A lack of agreement between media company MVS and the Mexican government over how to unlock a private broadband project is threatening to shelve the plan for several more years as growing court appeals cloud the case.

At the heart of the debate is 190 megahertz (MHz) of bandwidth owned by MVS Comunicaciones that could be used to deploy a next-generation LTE (Long Term Evolution) network in Mexico.

Some 15 percent of the licenses in MVS's entire spectrum holding have come due in recent years, with the rest expiring through 2018. Mexico's communications and transport ministry said on Friday that it had not renewed the expired licenses.

An MVS spokesman said on Sunday that the company had 90 legal challenges in several courts across Mexico countering the ministry's decision.

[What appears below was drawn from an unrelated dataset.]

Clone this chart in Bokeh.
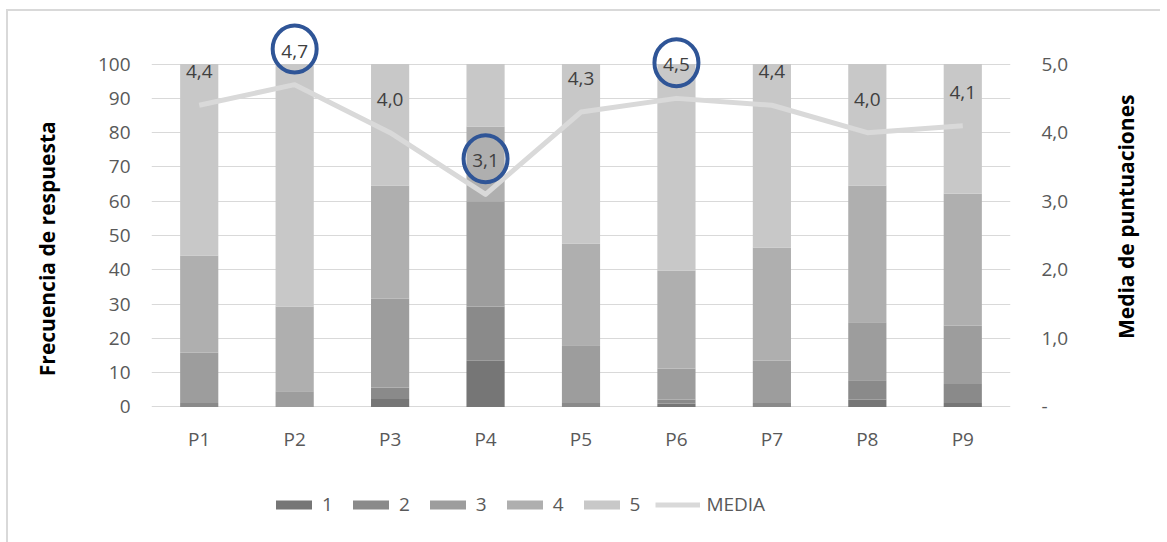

Unless each of these appeals is solved, neither the government nor regulators can take away the bandwidth from MVS, the company said. The ministry was not immediately available for comment.

MVS bandwidth, which remained near dormant for years, is optimal for surging data-hungry devices such as tablets or smartphones, catching the eye of rivals eager to expand.

MVS pitched a plan in April 2011 to use the spectrum more efficiently by making it available to just about any player via a proposed joint venture for a high-speed network including it, Clearwire and chip maker Intel . They would have jointly invested $400 million.

One option under review was to charge MVS a fee to let it claim back the expired licenses, keep the ones that had not come due and let the company and its partners operate the network.

Another alternative was to leave at least 120 MHz in the hands of MVS and auction the rest of the capacity to other rivals. The most extreme option was to take away all the spectrum from the company and re-auction it in the market.

The delay on the MVS project comes as authorities scramble to promote competition in a country where tycoon Carlos Slim's companies have the lion's share of the phone market and two broadcasters, Televisa and TV Azteca, have a near duopoly in Mexican open-air television.

A report released in January from the Organisation for Economic Co-operation and Development underscored the lack of competition in telecommunications, resulting in significant costs to the Mexican economy and consumers.